Re: Financial Services Sector Consultation Paper
I am pleased to provide you with my comments on the Government's consultation paper, An Effective and Efficient Legislative Framework for the Canadian Financial Services Sector.
In general, I support the Government's commitment to achieving the three principal goals of enhancing the interests of consumers, increasing legislative and regulatory efficiency and adapting the framework to new developments. With respect to specific statutes, I have the following comments:
Pursuant to Sections 465 and 596 of the ICA, insurers are restricted, by regulation, to the use in any calendar year of no more reinsurance with non-approved reinsurers than 25 percent of the risks insured in their policies as measured by written premium. This has effectively limited the ability of Canadian P&C insurers to purchase reinsurance. In recent years, most of the new reinsurance capacity entering the Canadian market has come from reinsurers outside of Canada (hence non-approved under the definition in the ICA). In addition, as the Canadian insurance market consists of a significant number of companies with foreign affiliations, it is common for a company's corporate group to negotiate and purchase global reinsurance coverage in order to obtain the best possible terms. However, the restrictions in Sections 465 and 596 impede these companies from achieving ideal business solutions as they are then limited to the Canadian approved reinsurers to meet the requirements. For particular lines of coverage (e.g. Directors & Officers liability), there are few reinsurers in the Canadian marketplace that can provide the appropriate level of reinsurance capacity.

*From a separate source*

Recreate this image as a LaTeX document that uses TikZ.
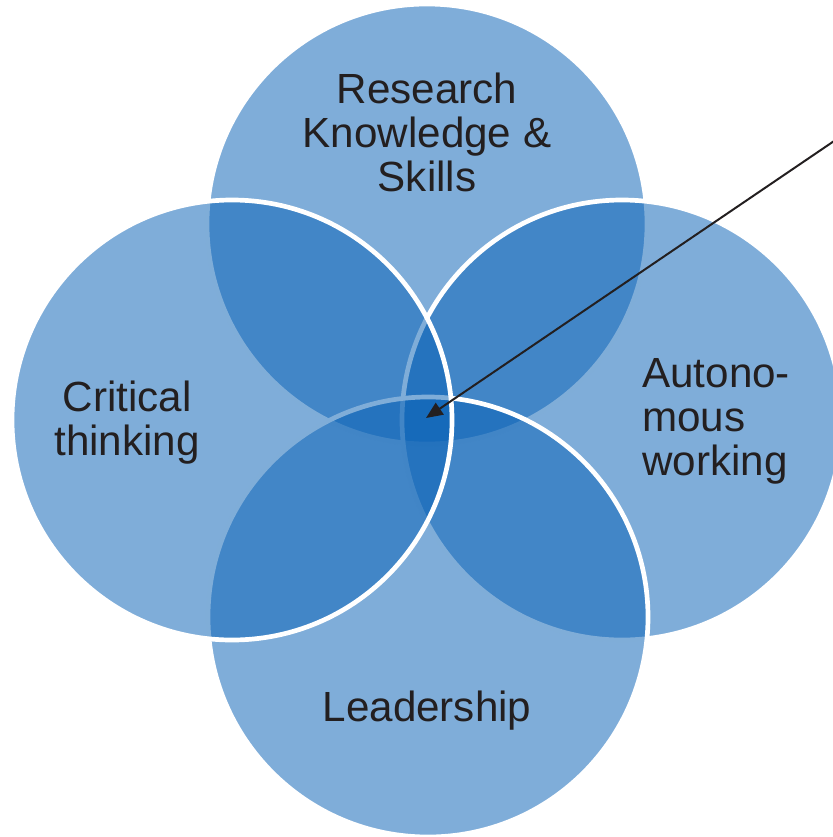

Under OSFI's capital guidelines, a margin is required for the amount of reinsurance ceded to non-approved reinsurers. The calculation of margin required includes "credit" for collateral held in OSFI approved formats (letter of credit or trust account). These margin and collateral requirements help ensure the capacity of unauthorized insurers to meet their Canadian commitments.
In considering this issue, the Government should also keep in mind that the current restriction is not in line with international practices. For example, the United Kingdom, United States and Australia do not have a similar restriction. In addition, there have been a number of international initiatives to strengthen domestic reinsurance supervision including new principles by the International Association of Insurance Supervisors, IMF reviews of insurance supervision, and a proposed EU Directive on reinsurance supervision.
Eliminating the restriction on reinsurance by non-approved reinsurers would contribute to the strength and solvency of P&C insurers by allowing them to more effectively manage their risks. In addition, it would facilitate another public policy objective; it will improve the availability of lines of insurance which primary insurers may be reluctant to provide because of the lack of reinsurance capacity within Canada.
Thank you considering my submission.